### DO THIS
Write out, word for word, the stretch of lines beginning at the one with "Clone this chart in Apache ECharts." and ending at the one with "const redColor = '#cc2233';", omitting the images.

Code that draws figures

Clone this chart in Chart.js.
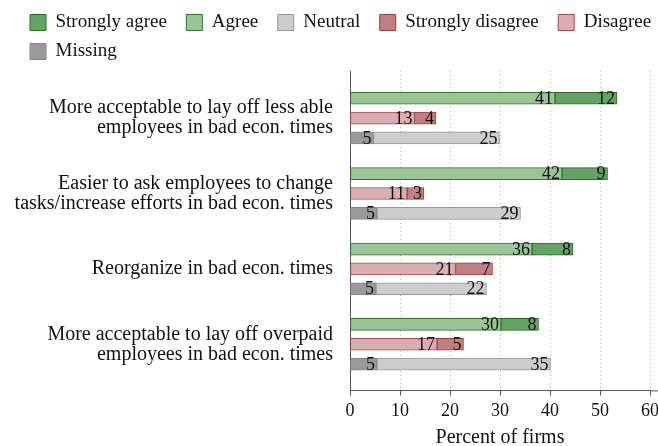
<!DOCTYPE html>
<html lang="en">
<head>
  <meta charset="UTF-8" />
  <title>Firm attitudes in bad economic times</title>
  <script src="https://cdn.jsdelivr.net/npm/chart.js"></script>
  <style>
    body { margin: 0; background: #fff; }
    .chart-box { position: relative; width: 658px; height: 446px; }
  </style>
</head>
<body>
  <div class="chart-box"><canvas id="attitudeChart"></canvas></div>

  <script>
    // Survey statements (one per group, top to bottom)
    const questions = [
      ['More acceptable to lay off less able', 'employees in bad econ. times'],
      ['Easier to ask employees to change', 'tasks/increase efforts in bad econ. times'],
      ['Reorganize in bad econ. times'],
      ['More acceptable to lay off overpaid', 'employees in bad econ. times']
    ];

    // Percent of firms per answer
    const agree            = [41.0, 42.4, 36.4, 30.2];
    const stronglyAgree    = [12.4,  9.1,  8.2,  7.5];
    const disagree         = [12.9, 11.4, 21.1, 17.4];
    const stronglyDisagree = [ 4.3,  3.4,  7.4,  5.3];
    const missing          = [ 4.7,  5.4,  5.2,  5.4];
    const neutral          = [25.2, 28.7, 22.1, 34.7];

    const xTicks = [0, 10, 20, 30, 40, 50, 60];
    const legendOrder = ['Strongly agree', 'Agree', 'Neutral', 'Strongly disagree', 'Disagree', 'Missing'];

    // three bars per statement, a wider gap between statements
    const GROUP_STEP = 3.8;
    const rowPos = (g, r) => g * GROUP_STEP + r;

    const FONT = '"Liberation Serif", "Times New Roman", serif';
    Chart.defaults.font.family = FONT;
    Chart.defaults.color = '#111';

    function series(label, values, row, fill, border) {
      return {
        label: label,
        data: values.map((v, g) => ({ x: v, y: rowPos(g, row) })),
        backgroundColor: fill,
        borderColor: border,
        borderWidth: 1,
        borderSkipped: false,
        barThickness: 12
      };
    }

    // value printed at the inner right end of each segment
    const barLabels = {
      id: 'barLabels',
      afterDatasetsDraw(chart) {
        const ctx = chart.ctx;
        ctx.save();
        ctx.font = '18px ' + FONT;
        ctx.fillStyle = '#111';
        ctx.textAlign = 'right';
        ctx.textBaseline = 'middle';
        chart.data.datasets.forEach((ds, i) => {
          chart.getDatasetMeta(i).data.forEach((bar, j) => {
            ctx.fillText(Math.round(ds.data[j].x), bar.x - 2, bar.y + 1);
          });
        });
        ctx.restore();
      }
    };

    // x axis line runs on to the right edge
    const axisTail = {
      id: 'axisTail',
      afterDraw(chart) {
        const { ctx, chartArea } = chart;
        ctx.save();
        ctx.strokeStyle = '#555';
        ctx.lineWidth = 1;
        ctx.beginPath();
        ctx.moveTo(chartArea.right, chartArea.bottom + 0.5);
        ctx.lineTo(chart.width, chartArea.bottom + 0.5);
        ctx.stroke();
        ctx.restore();
      }
    };

    // legend starts a bit in from the left edge, the long y labels do not
    const legendIndent = {
      id: 'legendIndent',
      afterLayout(chart) { chart.legend.left += 20; }
    };

    const baseLabels = Chart.defaults.plugins.legend.labels.generateLabels;

    new Chart(document.getElementById('attitudeChart'), {
      type: 'bar',
      data: {
        datasets: [
          series('Agree', agree, 0, '#9cc498', '#2a7a2a'),
          series('Strongly agree', stronglyAgree, 0, '#65a265', '#1f6f1f'),
          series('Disagree', disagree, 1, '#d7afb3', '#a84a54'),
          series('Strongly disagree', stronglyDisagree, 1, '#bf8084', '#9b3a45'),
          series('Missing', missing, 2, '#9a9a9a', '#858585'),
          series('Neutral', neutral, 2, '#cdcdcd', '#979797')
        ]
      },
      options: {
        indexAxis: 'y',
        responsive: true,
        maintainAspectRatio: false,
        animation: false,
        layout: { padding: { left: 0, right: -40, top: 3, bottom: -4 } },
        scales: {
          x: {
            type: 'linear',
            stacked: true,
            min: 0,
            max: 60,
            afterBuildTicks: s => { s.ticks = xTicks.map(v => ({ value: v })); },
            afterFit: s => { s.paddingRight = 8; },
            ticks: { padding: 5, maxRotation: 0, font: { size: 18 } },
            grid: { color: '#b3b3b3', tickColor: '#555', tickLength: 5, tickBorderDash: [] },
            border: { display: true, color: '#555', dash: [1, 3] },
            title: { display: true, text: 'Percent of firms', font: { size: 20 }, padding: { top: -1, bottom: 0 } }
          },
          y: {
            type: 'linear',
            stacked: true,
            offset: false,
            reverse: true,
            min: -1.375,
            max: 14.725,
            afterBuildTicks: s => { s.ticks = questions.map((q, g) => ({ value: rowPos(g, 1) })); },
            afterFit: s => { s.width = 350; },
            grid: { display: false, drawTicks: false },
            border: { display: true, color: '#555' },
            ticks: {
              autoSkip: false,
              padding: 17,
              font: { size: 20, lineHeight: 1.0 },
              callback: (v, i) => questions[i]
            }
          }
        },
        plugins: {
          legend: {
            position: 'top',
            align: 'start',
            labels: {
              boxWidth: 16,
              boxHeight: 16,
              padding: 10,
              font: { size: 19 },
              generateLabels: chart => baseLabels(chart).map(l => Object.assign(l, { text: l.text + '\u2002' })),
              sort: (a, b) => legendOrder.indexOf(a.text.trim()) - legendOrder.indexOf(b.text.trim())
            }
          },
          tooltip: { enabled: false }
        }
      },
      plugins: [barLabels, axisTail, legendIndent]
    });
  </script>
</body>
</html>
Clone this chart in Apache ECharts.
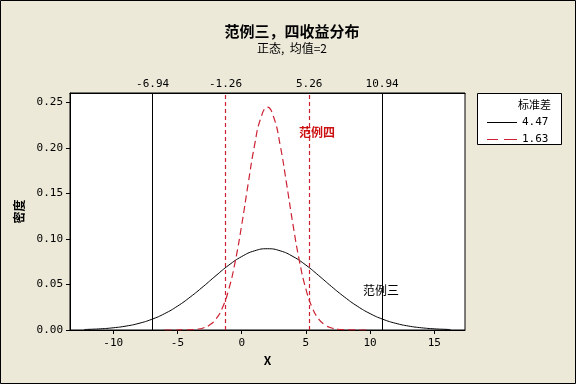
<!DOCTYPE html>
<html>
<head>
<meta charset="utf-8">
<script src="https://cdn.jsdelivr.net/npm/echarts@6/dist/echarts.min.js"></script>
<style>
html,body{margin:0;padding:0;background:#ECE9D8;}
#c{width:576px;height:384px;}
</style>
</head>
<body>
<div id="c"></div>
<script>
// Curve 1: sd = 4.47 (black solid)
const blackX = [-12.25,-12,-11,-10,-9,-8,-7,-6,-5,-4,-3,-2,-1,0,1,2,3,4,5,6,7,8,9,10,11,12,13,14,15,16,16.25];
const blackY = [0.00055,0.00066,0.00130,0.00243,0.00432,0.00731,0.01176,0.0180,0.0262,0.0363,0.0477,0.0598,0.0713,0.0807,0.0870,0.0893,0.0870,0.0807,0.0713,0.0598,0.0477,0.0363,0.0262,0.0180,0.01176,0.00731,0.00432,0.00243,0.00130,0.00066,0.00055];
// Curve 2: sd = 1.63 (red dashed)
const redX = [-6,-5.5,-5,-4.5,-4,-3.5,-3,-2.5,-2,-1.5,-1,-0.5,0,0.5,1,1.5,2,2.5,3,3.5,4,4.5,5,5.5,6,6.5,7,7.5,8,8.5,9,9.5,10];
const redY = [0,0,0.00002,0.00009,0.00028,0.00082,0.00222,0.00542,0.01206,0.0244,0.0450,0.0755,0.1153,0.1603,0.2028,0.2335,0.2448,0.2335,0.2028,0.1603,0.1153,0.0755,0.0450,0.0244,0.01206,0.00542,0.00222,0.00082,0.00028,0.00009,0.00002,0,0];
const blackLines = [-6.94, 10.94];
const redLines = [-1.26, 5.26];
const topTicks = [-6.94, -1.26, 5.26, 10.94];
const xTicks = [-10, -5, 0, 5, 10, 15];
const yTicks = [0, 0.05, 0.10, 0.15, 0.20, 0.25];
const legendNames = ['4.47', '1.63'];
const xMin = -13.37, xMax = 17.39, yMax = 0.2604;
const label3 = [10.85, 0.043];
const label4 = [5.86, 0.217];

const mono = '"DejaVu Sans Mono", monospace';
const cjk = '"Noto Sans CJK SC", sans-serif';
const redColor = '#cc2233';

const chart = echarts.init(document.getElementById('c'));
chart.setOption({
  backgroundColor: '#ECE9D8',
  animation: false,
  title: {
    text: '范例三，四收益分布',
    subtext: '正态,  均值=2',
    left: 287, textAlign: 'center', top: 19,
    itemGap: 3,
    textStyle: {fontFamily: cjk, fontWeight: 'bold', fontSize: 15, color: '#000'},
    subtextStyle: {fontFamily: cjk, fontSize: 12, color: '#000'}
  },
  grid: {left: 70, right: 111, top: 93, bottom: 54, show: true, backgroundColor: '#fff', borderColor: '#000', borderWidth: 1},
  legend: {
    orient: 'vertical', left: 482, top: 111, itemWidth: 30, itemHeight: 1, itemGap: 4,
    textStyle: {fontFamily: mono, fontSize: 11, color: '#000', lineHeight: 13},
    data: [
      {name: legendNames[0], icon: 'path://M0,0H30V1H0Z'},
      {name: legendNames[1], icon: 'path://M0,0H11V1H0Z M17,0H30V1H17Z'}
    ]
  },
  graphic: [
    {type: 'rect', shape: {x: 0.5, y: 0.5, width: 575, height: 383}, style: {fill: 'none', stroke: '#000', lineWidth: 1}, z: 100},
    {type: 'rect', shape: {x: 477.5, y: 93.5, width: 84, height: 51}, style: {fill: '#fff', stroke: '#000', lineWidth: 1}, z: -1},
    {type: 'text', left: 518, top: 99, style: {text: '标准差', font: '11px ' + cjk, fill: '#000'}}
  ],
  xAxis: [
    {
      type: 'value', min: xMin, max: xMax, position: 'bottom',
      name: 'X', nameLocation: 'middle', nameGap: 24,
      nameTextStyle: {fontFamily: cjk, fontWeight: 'bold', fontSize: 12, color: '#000'},
      axisLine: {show: true, onZero: false, lineStyle: {color: '#000', width: 1}},
      axisTick: {show: true, inside: false, length: 4, customValues: xTicks, lineStyle: {color: '#000'}},
      axisLabel: {customValues: xTicks, margin: 8, fontFamily: mono, fontSize: 11, color: '#000'},
      splitLine: {show: false}
    },
    {
      type: 'value', min: xMin, max: xMax, position: 'top',
      axisLine: {show: true, onZero: false, lineStyle: {color: '#000', width: 1}},
      axisTick: {show: false},
      axisLabel: {customValues: topTicks, margin: 3, fontFamily: mono, fontSize: 11, color: '#000', formatter: v => v.toFixed(2)},
      splitLine: {show: false}
    }
  ],
  yAxis: {
    type: 'value', min: 0, max: yMax, position: 'left',
    name: '密度', nameLocation: 'middle', nameGap: 44, nameRotate: 90,
    nameTextStyle: {fontFamily: cjk, fontWeight: 'bold', fontSize: 12, color: '#000'},
    axisLine: {show: true, onZero: false, lineStyle: {color: '#000', width: 1}},
    axisTick: {show: true, length: 4, customValues: yTicks, lineStyle: {color: '#000'}},
    axisLabel: {customValues: yTicks, margin: 7, fontFamily: mono, fontSize: 11, color: '#000', formatter: v => v.toFixed(2)},
    splitLine: {show: false}
  },
  series: [
    {
      name: legendNames[0], type: 'line', smooth: true, showSymbol: false, symbol: 'none',
      color: '#000', lineStyle: {color: '#000', width: 1},
      data: blackX.map((x, i) => [x, blackY[i]]),
      markLine: {
        silent: true, symbol: 'none', label: {show: false},
        lineStyle: {color: '#000', width: 1, type: 'solid'},
        data: blackLines.map(v => ({xAxis: v}))
      },
      markPoint: {
        symbol: 'circle', symbolSize: 0,
        label: {show: true, formatter: '范例三', fontFamily: cjk, fontSize: 12, color: '#000'},
        data: [{coord: label3}]
      }
    },
    {
      name: legendNames[1], type: 'line', smooth: true, showSymbol: false, symbol: 'none',
      color: redColor, lineStyle: {color: redColor, width: 1.2, type: [7, 4]},
      data: redX.map((x, i) => [x, redY[i]]),
      markLine: {
        silent: true, symbol: 'none', label: {show: false},
        lineStyle: {color: redColor, width: 1.2, type: [4, 3]},
        data: redLines.map(v => ({xAxis: v}))
      },
      markPoint: {
        symbol: 'circle', symbolSize: 0,
        label: {show: true, formatter: '范例四', fontFamily: cjk, fontSize: 12, fontWeight: 'bold', color: '#cc1111'},
        data: [{coord: label4}]
      }
    }
  ]
});
</script>
</body>
</html>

### ANSWER TO THIS TASK
Clone this chart in Apache ECharts.
<!DOCTYPE html>
<html>
<head>
<meta charset="utf-8">
<script src="https://cdn.jsdelivr.net/npm/echarts@6/dist/echarts.min.js"></script>
<style>
html,body{margin:0;padding:0;background:#ECE9D8;}
#c{width:576px;height:384px;}
</style>
</head>
<body>
<div id="c"></div>
<script>
// Curve 1: sd = 4.47 (black solid)
const blackX = [-12.25,-12,-11,-10,-9,-8,-7,-6,-5,-4,-3,-2,-1,0,1,2,3,4,5,6,7,8,9,10,11,12,13,14,15,16,16.25];
const blackY = [0.00055,0.00066,0.00130,0.00243,0.00432,0.00731,0.01176,0.0180,0.0262,0.0363,0.0477,0.0598,0.0713,0.0807,0.0870,0.0893,0.0870,0.0807,0.0713,0.0598,0.0477,0.0363,0.0262,0.0180,0.01176,0.00731,0.00432,0.00243,0.00130,0.00066,0.00055];
// Curve 2: sd = 1.63 (red dashed)
const redX = [-6,-5.5,-5,-4.5,-4,-3.5,-3,-2.5,-2,-1.5,-1,-0.5,0,0.5,1,1.5,2,2.5,3,3.5,4,4.5,5,5.5,6,6.5,7,7.5,8,8.5,9,9.5,10];
const redY = [0,0,0.00002,0.00009,0.00028,0.00082,0.00222,0.00542,0.01206,0.0244,0.0450,0.0755,0.1153,0.1603,0.2028,0.2335,0.2448,0.2335,0.2028,0.1603,0.1153,0.0755,0.0450,0.0244,0.01206,0.00542,0.00222,0.00082,0.00028,0.00009,0.00002,0,0];
const blackLines = [-6.94, 10.94];
const redLines = [-1.26, 5.26];
const topTicks = [-6.94, -1.26, 5.26, 10.94];
const xTicks = [-10, -5, 0, 5, 10, 15];
const yTicks = [0, 0.05, 0.10, 0.15, 0.20, 0.25];
const legendNames = ['4.47', '1.63'];
const xMin = -13.37, xMax = 17.39, yMax = 0.2604;
const label3 = [10.85, 0.043];
const label4 = [5.86, 0.217];

const mono = '"DejaVu Sans Mono", monospace';
const cjk = '"Noto Sans CJK SC", sans-serif';
const redColor = '#cc2233';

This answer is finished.